An Empire of the East: Travels in Indonesia, by Norman Lewis (Holt, $25). In 1991, veteran travel writer Norman Lewis explored the Indonesian archipelago of 13,000-odd islands, focusing on North Sumatra, East Timor, and Irian Jaya–all places increasingly squeezed by the Indonesian government’s drive to modernize. The resulting book is a collection
of astute observations on the collision of tribal culture, tropical ecology, and an imperial policy that dislocates people from their history, land, and customs.

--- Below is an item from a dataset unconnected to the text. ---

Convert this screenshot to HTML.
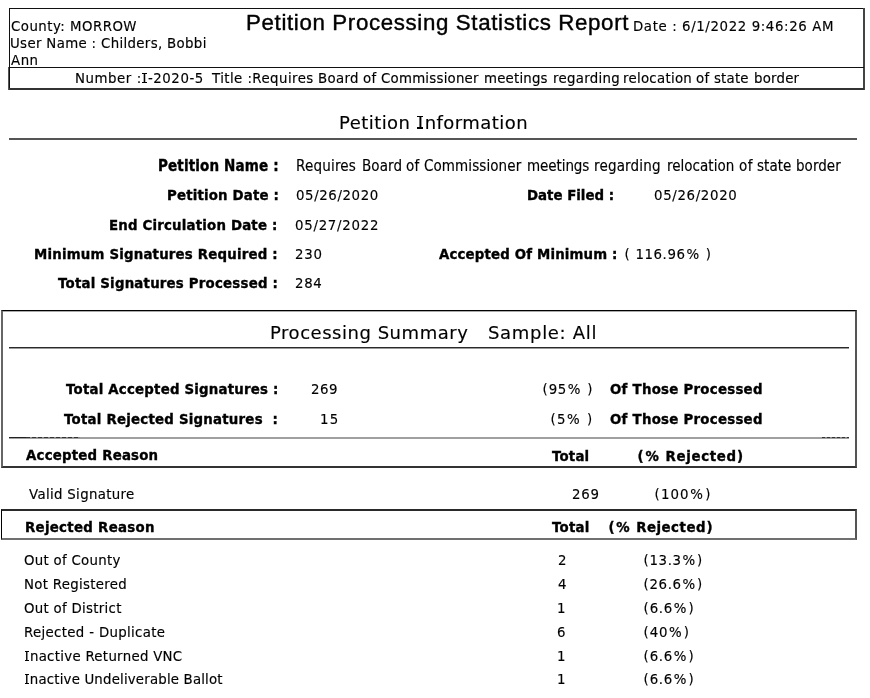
<!DOCTYPE html>
<html lang="en"><head><meta charset="utf-8"><title>Petition Processing Statistics Report</title>
<style>
html,body{margin:0;padding:0;background:#fff;}
body{width:870px;height:698px;position:relative;overflow:hidden;color:#000;}
div{position:absolute;white-space:pre;line-height:1.2;font-size:13.33px;will-change:transform;}
.v{font-family:'DejaVu Sans','Liberation Sans',sans-serif;}
.vc{font-family:'DejaVu Sans Condensed','DejaVu Sans',sans-serif;font-stretch:condensed;}
.a{font-family:'Liberation Sans',Arial,sans-serif;}
.v,.vc{-webkit-text-stroke:0.15px #000;}
.b{font-weight:700;-webkit-text-stroke:0.35px #000;}
.a{-webkit-text-stroke:0.4px #000;}
.ln{font-size:0;line-height:0;}
.si{position:relative;margin:0 0.066em 0 0.06em;}
.si::before,.si::after{content:"";position:absolute;left:-0.02em;width:0.334em;height:0.09em;background:#000;}
.si::before{top:0.135em;}
.si::after{top:0.838em;}
.pc{margin:0 0.065em;}
.pp{margin:0 0.03em;}
.big .si::before{top:0.2em;}
.big .si::after{top:0.858em;}
.big .si::before,.big .si::after{height:0.07em;}
</style></head><body>
<div class="ln" style="left:9px;top:8px;width:855px;height:1px;background:#111"></div>
<div class="ln" style="left:9px;top:8px;width:1px;height:81px;background:#111"></div>
<div class="ln" style="left:8px;top:67px;width:1px;height:23px;background:#555"></div>
<div class="ln" style="left:863px;top:8px;width:2px;height:82px;background:#444"></div>
<div class="ln" style="left:9px;top:67px;width:855px;height:1px;background:#111"></div>
<div class="ln" style="left:9px;top:88px;width:855px;height:2px;background:#333"></div>
<div class="ln" style="left:9px;top:138px;width:848px;height:2px;background:#555"></div>
<div class="ln" style="left:1px;top:310px;width:856px;height:158px;box-sizing:border-box;border-top:1px solid #000;border-left:2px solid #666;border-right:2px solid #555;border-bottom:2px solid #333;box-shadow:inset 0 1px 0 #aaa"></div>
<div class="ln" style="left:9px;top:347px;width:840px;height:1px;background:#2a2a2a;border-bottom:1px solid #999"></div>
<div class="ln" style="left:9px;top:437px;width:840px;height:2px;background:#a0a0a0"></div>
<div class="ln" style="left:1px;top:509px;width:856px;height:31px;box-sizing:border-box;border-top:2px solid #2a2a2a;border-left:1px solid #000;border-right:2px solid #555;border-bottom:2px solid #707070"></div>
<div class="ln" style="left:9px;top:437px;width:17px;height:1px;background:#222"></div>
<div class="ln" style="left:26px;top:437px;width:54px;height:1px;background:repeating-linear-gradient(90deg,#333 0 4px,#888 4px 6px)"></div>
<div class="ln" style="left:822px;top:437px;width:27px;height:1px;background:repeating-linear-gradient(90deg,#333 0 3px,#888 3px 5px)"></div>

<div id="county" class="v" style="left:10.5px;top:19.0px;letter-spacing:0.47px;">County: MORROW</div>
<div id="user" class="v" style="left:10.3px;top:36.0px;letter-spacing:0.34px;">User Name : Childers, Bobbi</div>
<div id="ann" class="v" style="left:11.4px;top:52.5px;letter-spacing:0.51px;">Ann</div>
<div id="title" class="a" style="left:246.1px;top:10.0px;font-size:22.3px;letter-spacing:0.64px;">Petition Processing Statistics Report</div>
<div id="date" class="v" style="left:632.5px;top:18.5px;letter-spacing:0.61px;">Date : 6/1/2022 9:46:26 AM</div>
<div id="num1" class="v" style="left:74.7px;top:70.9px;letter-spacing:0.56px;">Number :<span class="si">I</span>-2020-5</div>
<div id="num2" class="v" style="left:211.8px;top:70.9px;letter-spacing:0.44px;">Title :Requires</div>
<div id="num3" class="v" style="left:318.3px;top:70.9px;letter-spacing:0.32px;">Board</div>
<div id="num4" class="v" style="left:363.3px;top:70.9px;letter-spacing:0.33px;">of</div>
<div id="num5" class="v" style="left:381.1px;top:70.9px;letter-spacing:0.23px;">Commissioner</div>
<div id="num6" class="v" style="left:484.4px;top:70.9px;letter-spacing:0.20px;">meetings</div>
<div id="num7" class="v" style="left:552.5px;top:70.9px;letter-spacing:0.30px;">regarding</div>
<div id="num8" class="v" style="left:622.8px;top:70.9px;letter-spacing:0.28px;">relocation</div>
<div id="num9" class="v" style="left:696.4px;top:70.9px;letter-spacing:0.39px;">of</div>
<div id="numa" class="v" style="left:713.7px;top:70.9px;letter-spacing:0.18px;">state</div>
<div id="numb" class="v" style="left:753.7px;top:70.9px;letter-spacing:0.22px;">border</div>
<div id="pinfo" class="v big" style="left:339.0px;top:112.1px;font-size:18px;letter-spacing:0.45px;">Petition <span class="si">I</span>nformation</div>
<div id="pnl" class="vc b" style="left:158.3px;top:157.1px;font-size:15px;letter-spacing:0.15px;">Petition Name :</div>
<div id="pnv1" class="vc" style="left:295.5px;top:157.4px;font-size:15px;letter-spacing:0.21px;">Requires</div>
<div id="pnv2" class="vc" style="left:361.5px;top:157.4px;font-size:15px;letter-spacing:0.10px;">Board</div>
<div id="pnv3" class="vc" style="left:406.3px;top:157.4px;font-size:15px;letter-spacing:0.17px;">of</div>
<div id="pnv4" class="vc" style="left:424.2px;top:157.4px;font-size:15px;letter-spacing:0.09px;">Commissioner</div>
<div id="pnv5" class="vc" style="left:527.1px;top:157.4px;font-size:15px;letter-spacing:-0.08px;">meetings</div>
<div id="pnv6" class="vc" style="left:594.4px;top:157.4px;font-size:15px;letter-spacing:0.18px;">regarding</div>
<div id="pnv7" class="vc" style="left:666.7px;top:157.4px;font-size:15px;letter-spacing:0.02px;">relocation</div>
<div id="pnv8" class="vc" style="left:739.2px;top:157.4px;font-size:15px;letter-spacing:0.48px;">of</div>
<div id="pnv9" class="vc" style="left:756.9px;top:157.4px;font-size:15px;letter-spacing:0.04px;">state</div>
<div id="pnva" class="vc" style="left:795.9px;top:157.4px;font-size:15px;letter-spacing:0.04px;">border</div>
<div id="pdl" class="v b" style="left:166.5px;top:187.5px;letter-spacing:0.18px;">Petition Date :</div>
<div id="pdv" class="v" style="left:295.9px;top:187.5px;letter-spacing:0.60px;">05/26/2020</div>
<div id="dfl" class="v b" style="left:527.1px;top:187.5px;letter-spacing:0.01px;">Date Filed :</div>
<div id="dfv" class="v" style="left:653.7px;top:187.5px;letter-spacing:0.66px;">05/26/2020</div>
<div id="ecl" class="v b" style="left:109.1px;top:218.0px;letter-spacing:0.19px;">End Circulation Date :</div>
<div id="ecv" class="v" style="left:295.1px;top:218.0px;letter-spacing:0.73px;">05/27/2022</div>
<div id="msl" class="v b" style="left:34.1px;top:246.8px;letter-spacing:0.20px;">Minimum Signatures Required :</div>
<div id="msv" class="v" style="left:295.2px;top:246.8px;letter-spacing:0.73px;">230</div>
<div id="aml" class="v b" style="left:438.5px;top:247.0px;letter-spacing:0.16px;">Accepted Of Minimum :</div>
<div id="amv" class="v" style="left:624.2px;top:247.0px;letter-spacing:0.59px;"><span class="pp">(</span> 116.96<span class="pc">%</span> <span class="pp">)</span></div>
<div id="tsl" class="v b" style="left:57.6px;top:276.1px;letter-spacing:0.21px;">Total Signatures Processed :</div>
<div id="tsv" class="v" style="left:295.2px;top:276.1px;letter-spacing:0.66px;">284</div>
<div id="ps" class="v big" style="left:270.0px;top:321.7px;font-size:18px;letter-spacing:0.53px;">Processing Summary</div>
<div id="sa" class="v big" style="left:487.6px;top:321.7px;font-size:18px;letter-spacing:0.68px;">Sample: All</div>
<div id="tal" class="v b" style="left:65.6px;top:382.0px;letter-spacing:0.21px;">Total Accepted Signatures :</div>
<div id="tav" class="v" style="left:311.2px;top:382.0px;letter-spacing:0.48px;">269</div>
<div id="tap" class="v" style="left:541.8px;top:381.8px;letter-spacing:0.65px;"><span class="pp">(</span>95<span class="pc">%</span> <span class="pp">)</span></div>
<div id="tao" class="v b" style="left:610.4px;top:381.8px;letter-spacing:0.26px;">Of Those Processed</div>
<div id="trl" class="v b" style="left:64.4px;top:411.8px;letter-spacing:0.23px;">Total Rejected Signatures  :</div>
<div id="trv" class="v" style="left:319.7px;top:412.0px;letter-spacing:1.29px;">15</div>
<div id="trp" class="v" style="left:550.4px;top:411.8px;letter-spacing:0.88px;"><span class="pp">(</span>5<span class="pc">%</span> <span class="pp">)</span></div>
<div id="tro" class="v b" style="left:610.4px;top:411.8px;letter-spacing:0.26px;">Of Those Processed</div>
<div id="arh" class="v b" style="left:26.1px;top:448.3px;letter-spacing:0.21px;">Accepted Reason</div>
<div id="ath" class="v b" style="left:552.4px;top:448.8px;letter-spacing:0.18px;">Total</div>
<div id="aph" class="v b" style="left:637.2px;top:448.8px;letter-spacing:0.66px;"><span class="pp">(</span><span class="pc">%</span> Rejected<span class="pp">)</span></div>
<div id="vs" class="v" style="left:29.1px;top:486.6px;letter-spacing:0.33px;">Valid Signature</div>
<div id="vst" class="v" style="left:572.4px;top:487.0px;letter-spacing:0.74px;">269</div>
<div id="vsp" class="v" style="left:653.8px;top:487.0px;letter-spacing:0.99px;"><span class="pp">(</span>100<span class="pc">%</span><span class="pp">)</span></div>
<div id="rrh" class="v b" style="left:24.7px;top:520.1px;letter-spacing:0.30px;">Rejected Reason</div>
<div id="rth" class="v b" style="left:551.8px;top:520.0px;letter-spacing:0.22px;">Total</div>
<div id="rph" class="v b" style="left:607.6px;top:520.0px;letter-spacing:0.51px;"><span class="pp">(</span><span class="pc">%</span> Rejected<span class="pp">)</span></div>
<div id="r0a" class="v" style="left:23.7px;top:552.5px;letter-spacing:0.29px;">Out of County</div>
<div id="r0b" class="v" style="left:558.0px;top:552.5px;letter-spacing:0.34px;">2</div>
<div id="r0c" class="v" style="left:643.2px;top:552.5px;letter-spacing:0.58px;"><span class="pp">(</span>13.3<span class="pc">%</span><span class="pp">)</span></div>
<div id="r1a" class="v" style="left:23.7px;top:576.6px;letter-spacing:0.29px;">Not Registered</div>
<div id="r1b" class="v" style="left:558.3px;top:576.6px;letter-spacing:0.34px;">4</div>
<div id="r1c" class="v" style="left:643.2px;top:576.6px;letter-spacing:0.58px;"><span class="pp">(</span>26.6<span class="pc">%</span><span class="pp">)</span></div>
<div id="r2a" class="v" style="left:23.5px;top:600.8px;letter-spacing:0.29px;">Out of District</div>
<div id="r2b" class="v" style="left:557.3px;top:600.8px;letter-spacing:0.34px;">1</div>
<div id="r2c" class="v" style="left:643.2px;top:600.8px;letter-spacing:0.69px;"><span class="pp">(</span>6.6<span class="pc">%</span><span class="pp">)</span></div>
<div id="r3a" class="v" style="left:23.7px;top:624.5px;letter-spacing:0.33px;">Rejected - Duplicate</div>
<div id="r3b" class="v" style="left:557.2px;top:624.5px;letter-spacing:0.34px;">6</div>
<div id="r3c" class="v" style="left:643.2px;top:624.5px;letter-spacing:0.76px;"><span class="pp">(</span>40<span class="pc">%</span><span class="pp">)</span></div>
<div id="r4a" class="v" style="left:23.8px;top:648.6px;letter-spacing:0.29px;"><span class="si">I</span>nactive Returned VNC</div>
<div id="r4b" class="v" style="left:557.3px;top:648.6px;letter-spacing:0.34px;">1</div>
<div id="r4c" class="v" style="left:643.2px;top:648.6px;letter-spacing:0.69px;"><span class="pp">(</span>6.6<span class="pc">%</span><span class="pp">)</span></div>
<div id="r5a" class="v" style="left:23.8px;top:672.3px;letter-spacing:0.18px;"><span class="si">I</span>nactive Undeliverable Ballot</div>
<div id="r5b" class="v" style="left:557.3px;top:672.3px;letter-spacing:0.34px;">1</div>
<div id="r5c" class="v" style="left:643.2px;top:672.3px;letter-spacing:0.69px;"><span class="pp">(</span>6.6<span class="pc">%</span><span class="pp">)</span></div>
</body></html>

Although he’s never polemical, Lewis arouses outrage in the best way: First he seduces with descriptions of Indonesia’s natural beauty, which includes rare rainforest species such as the Malayan sun bear and the barking deer; then he details such scenes as the government-sponsored migration of millions of landless peasants from overpopulated Java and Bali to “farms” on the
outer islands, which prove to be no more than sites rudely hacked from the forest. “Change in Indonesia is rapid and sometimes depressing,” Lewis writes. “Today’s luxuriant forest is tomorrow’s bare hillside, and today’s mountain tomorrow’s copper mine.” Despite the depredations he describes, however, there’s nothing depressing about this sensitive and beautifully written
book.

The Forty Fathom Bank, by Les Galloway (Chronicle Books, $10.95). It’s 1940, and Hitler’s Germany has effectively shut down the North Sea fishery creating, among other calamities, a shortage of fish-liver oil, a vital source of vitamin A. When San Francisco fishermen subsequently discover that a small gray nurse shark indigenous to the waters off
northern California is loaded with the nutrient, prices skyrocket and a feeding frenzy ensues. Les Galloway’s stunning and suspenseful novella turns on this unusual plot point and the greed of one poor fisherman struggling to raise a family. In return for a share of the catch, a local seaman leads him to a lucky spot off the 40-fathom bank–but as the fisherman’s hold fills with
valuable fish, he suddenly views his guide as very dispensable: “Everything seemed sinister, the pearly haze, the thick morning air, and the tumid sea water…. For the first time in my life, I didn’t want words, but some kind of violence.” What transpires is a morality play as troubling as the roiling sea itself. Galloway, who died in 1990, worked as a commercial fisherman for
most of his life. And while sea stories tend to bear the obligatory book-jacket comparisons to Hemingway, Galloway’s authentic tale actually deserves as much.